Plug-in electric vehicles (PEVs)—including all-electric vehicles and plug-in hybrid electric vehicles—offer the opportunity to reduce oil consumption and vehicle emissions by drawing on power from the utility grid. When the grid uses electricity generated from clean, domestic energy sources, the emerging PEV infrastructure will increasingly maximize petroleum displacement and pollution abatement.
NREL researchers are studying the interactions between PEVs, utility grids, and renewables such as solar and wind. They are also developing strategies and models to further develop electric transportation systems as well as expand generation of renewable energy. To accomplish this work, the lab is collaborating with automakers, charging station manufacturers, utilities, and fleet operators. Together, they are assessing charging communication and control technologies that can help balance PEV power demands with utility portfolio management.
Is the Utility Grid Ready for an Influx of Plug-In Vehicles?
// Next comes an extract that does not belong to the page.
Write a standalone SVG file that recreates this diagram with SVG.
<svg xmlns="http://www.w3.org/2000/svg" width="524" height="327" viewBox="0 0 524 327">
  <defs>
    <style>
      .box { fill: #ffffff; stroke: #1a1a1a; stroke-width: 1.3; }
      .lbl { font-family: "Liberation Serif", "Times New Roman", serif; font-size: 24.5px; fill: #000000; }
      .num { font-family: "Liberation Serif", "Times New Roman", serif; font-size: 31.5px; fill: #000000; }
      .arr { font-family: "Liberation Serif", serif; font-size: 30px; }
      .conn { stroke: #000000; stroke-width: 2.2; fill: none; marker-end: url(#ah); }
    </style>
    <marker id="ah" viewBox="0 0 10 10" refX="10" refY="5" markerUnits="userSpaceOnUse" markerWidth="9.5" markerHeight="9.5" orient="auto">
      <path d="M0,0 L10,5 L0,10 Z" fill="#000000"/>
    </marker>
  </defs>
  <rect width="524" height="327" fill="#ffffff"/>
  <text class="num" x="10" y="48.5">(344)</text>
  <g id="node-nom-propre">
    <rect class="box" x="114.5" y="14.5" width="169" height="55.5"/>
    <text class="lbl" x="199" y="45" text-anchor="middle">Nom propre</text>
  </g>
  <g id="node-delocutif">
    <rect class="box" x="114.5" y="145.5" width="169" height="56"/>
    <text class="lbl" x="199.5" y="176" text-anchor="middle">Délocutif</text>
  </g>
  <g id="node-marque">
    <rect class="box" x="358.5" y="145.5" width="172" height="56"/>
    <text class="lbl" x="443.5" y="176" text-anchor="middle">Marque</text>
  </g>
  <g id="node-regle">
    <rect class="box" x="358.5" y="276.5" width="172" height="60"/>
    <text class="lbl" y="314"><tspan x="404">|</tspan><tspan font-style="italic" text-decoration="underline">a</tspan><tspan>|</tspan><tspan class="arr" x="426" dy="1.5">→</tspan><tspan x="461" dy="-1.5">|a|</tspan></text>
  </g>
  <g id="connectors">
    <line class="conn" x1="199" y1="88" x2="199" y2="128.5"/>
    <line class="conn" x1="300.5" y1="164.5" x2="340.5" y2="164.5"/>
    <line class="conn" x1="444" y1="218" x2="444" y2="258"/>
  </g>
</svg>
"In most of the scenarios we've explored, electricity distribution transformers have enough excess capacity to charge PEVs," said NREL Engineer Michael Kuss. "Only in extreme cases does vehicle charging have a negative, long-term impact on transformers. In fact, most usage scenarios show that PEVs may actually benefit the utility grid."
An NREL-developed simulation tool, designed to support the Hawaii Clean Energy Initiative, helps utilities in the state evaluate whether its distribution transformers are PEV-ready. NREL analysts combined a wealth of vehicle performance statistics with load data from partner utilities such as the Hawaiian Electric Company and Xcel Energy. The analysts then studied the impact vehicle charging had on the thermal loading characteristics of distribution transformers. After running millions of simulations replicating varying climates and conditions, the simulation tool can predict aging rates for transformers when PEVs are added to existing building loads.
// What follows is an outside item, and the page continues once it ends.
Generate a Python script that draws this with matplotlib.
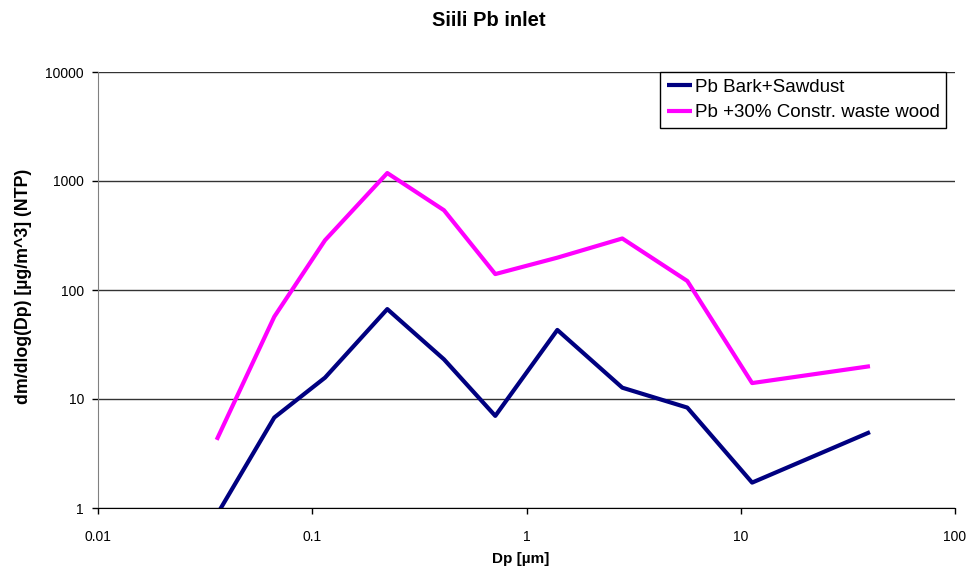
import matplotlib.pyplot as plt
from matplotlib.ticker import FuncFormatter, NullLocator

plt.rcParams['font.family'] = ['Liberation Sans', 'DejaVu Sans']

# Particle diameter (um) and mass size distributions
dp = [0.0358, 0.0665, 0.1147, 0.224, 0.412, 0.715, 1.393, 2.80, 5.63, 11.3, 40.1]
pb_bark = [0.86, 6.76, 15.7, 66.8, 23.1, 7.0, 43.0, 12.7, 8.34, 1.71, 4.97]
pb_waste = [4.22, 56.9, 286, 1183, 539, 140, 198, 297, 121, 14.0, 20.0]

yticks = [1, 10, 100, 1000, 10000]
xticks = [0.01, 0.1, 1, 10, 100]

W, H = 973, 573
fig = plt.figure(figsize=(W / 100, H / 100), dpi=100)
ax = fig.add_axes([98 / W, 1 - 508 / H, (955 - 98) / W, (508 - 72) / H])

ax.plot(dp, pb_bark, color='#000080', lw=3, label='Pb Bark+Sawdust', solid_capstyle='butt')
ax.plot(dp, pb_waste, color='#FF00FF', lw=3, label='Pb +30% Constr. waste wood', solid_capstyle='butt')

ax.set_xscale('log')
ax.set_yscale('log')
ax.set_xlim(0.01, 100)
ax.set_ylim(1, 10000)
ax.set_xticks(xticks)
ax.set_yticks(yticks)
ax.xaxis.set_minor_locator(NullLocator())
ax.yaxis.set_minor_locator(NullLocator())
fmt = FuncFormatter(lambda v, p: ('%g' % v))
ax.xaxis.set_major_formatter(fmt)
ax.yaxis.set_major_formatter(fmt)
ax.tick_params(labelsize=10, length=4, width=1, direction='out', pad=6)
ax.tick_params(axis='x', pad=12)

ax.yaxis.grid(True, color='#333333', lw=1)
ax.set_axisbelow(True)
for s in ['top', 'right']:
    ax.spines[s].set_visible(False)
ax.spines['left'].set_color('#808080')
ax.spines['bottom'].set_color('black')

# titles placed in figure pixels
fig.text(489 / W, 1 - 26 / H, 'Siili Pb inlet', fontsize=14.5, fontweight='bold',
         ha='center', va='baseline')
fig.text(521 / W, 1 - 559 / H, 'Dp [µm]', fontsize=11, fontweight='bold',
         ha='center', va='center')
fig.text(24 / W, 1 - 286 / H, 'dm/dlog(Dp) [µg/m^3] (NTP)', fontsize=12.8,
         fontweight='bold', rotation=90, ha='center', va='center')

leg = ax.legend(loc='upper right', bbox_to_anchor=(946 / W, 1 - 72 / H),
                bbox_transform=fig.transFigure, fontsize=13.5,
                frameon=True, fancybox=False, edgecolor='black', framealpha=1,
                handlelength=1.35, handletextpad=0.12, borderpad=0.35, labelspacing=0.45,
                borderaxespad=0)
leg.get_frame().set_linewidth(1)

fig.savefig('out.png', dpi=100)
This tool also demonstrates synergies between PEVs and distributed renewables. One example of this is that by supplying loads at the point of consumption, the vehicles get the clean, renewable energy they require while demand on the distribution infrastructure is reduced.
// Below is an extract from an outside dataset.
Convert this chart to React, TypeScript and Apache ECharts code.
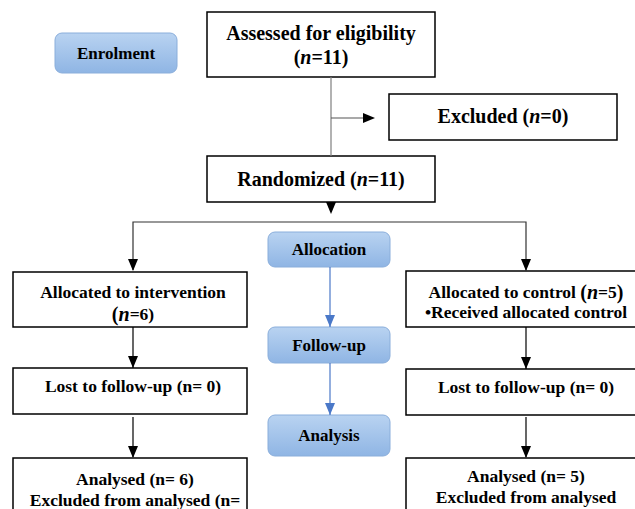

More than a Place to Park—an Example of Localized Energy Production
NREL's state-of-the-art parking garage contains one of the nation's largest PEV charging station installations. This garage is a working example of how electric vehicles and solar power can work together to displace petroleum, improve air quality, and localize energy production. Its photovoltaic system produces more than enough electricity for its 36 PEV charging stations and also meets the structure's other energy needs, while the excess electricity is fed to the utility grid.